Repeat only what lies from the line with "Give me the matplotlib source for this chart." to the line with "plt.rcParams['mathtext.fontset'] = 'stix'", those two lines included, exactly as it stands; omit any images.

Data lines:
══════════

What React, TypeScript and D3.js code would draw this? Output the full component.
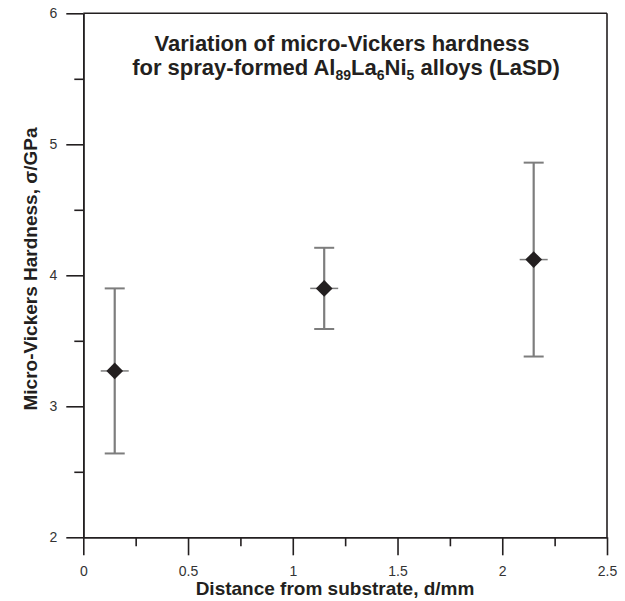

══════════

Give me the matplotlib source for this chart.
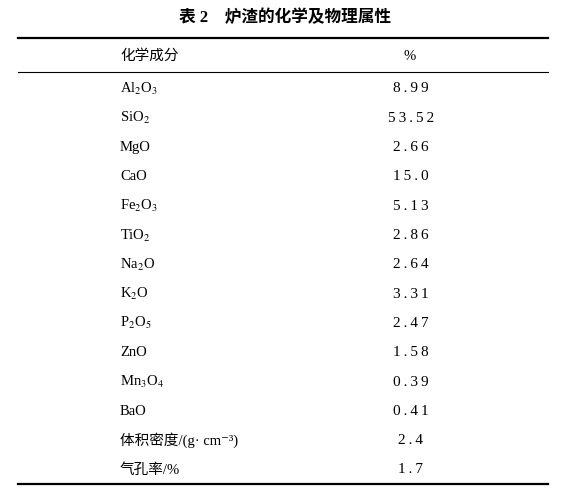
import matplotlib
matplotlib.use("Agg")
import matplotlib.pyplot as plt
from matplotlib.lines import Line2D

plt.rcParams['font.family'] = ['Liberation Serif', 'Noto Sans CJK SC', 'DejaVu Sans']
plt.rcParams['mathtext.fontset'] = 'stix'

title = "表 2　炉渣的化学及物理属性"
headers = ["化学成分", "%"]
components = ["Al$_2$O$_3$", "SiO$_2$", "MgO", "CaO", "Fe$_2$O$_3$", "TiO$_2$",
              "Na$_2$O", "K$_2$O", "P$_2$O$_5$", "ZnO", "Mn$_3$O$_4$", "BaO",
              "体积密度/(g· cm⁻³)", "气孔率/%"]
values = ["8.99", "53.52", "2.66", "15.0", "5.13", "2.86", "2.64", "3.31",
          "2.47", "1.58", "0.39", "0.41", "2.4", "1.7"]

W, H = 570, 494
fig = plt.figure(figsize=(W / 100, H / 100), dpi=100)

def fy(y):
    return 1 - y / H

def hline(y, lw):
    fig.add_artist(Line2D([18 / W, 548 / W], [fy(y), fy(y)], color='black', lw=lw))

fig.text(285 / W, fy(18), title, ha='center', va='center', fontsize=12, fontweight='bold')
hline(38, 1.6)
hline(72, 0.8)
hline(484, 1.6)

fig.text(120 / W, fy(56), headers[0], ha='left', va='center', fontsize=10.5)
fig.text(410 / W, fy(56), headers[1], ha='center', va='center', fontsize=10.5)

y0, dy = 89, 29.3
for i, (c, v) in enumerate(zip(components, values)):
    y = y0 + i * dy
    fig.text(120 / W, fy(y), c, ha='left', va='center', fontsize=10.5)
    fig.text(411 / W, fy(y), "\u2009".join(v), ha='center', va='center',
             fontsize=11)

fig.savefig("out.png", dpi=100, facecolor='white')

══════════

Problem solution:
Give me the matplotlib source for this chart.
import matplotlib
matplotlib.use("Agg")
import matplotlib.pyplot as plt
from matplotlib.lines import Line2D

plt.rcParams['font.family'] = ['Liberation Serif', 'Noto Sans CJK SC', 'DejaVu Sans']
plt.rcParams['mathtext.fontset'] = 'stix'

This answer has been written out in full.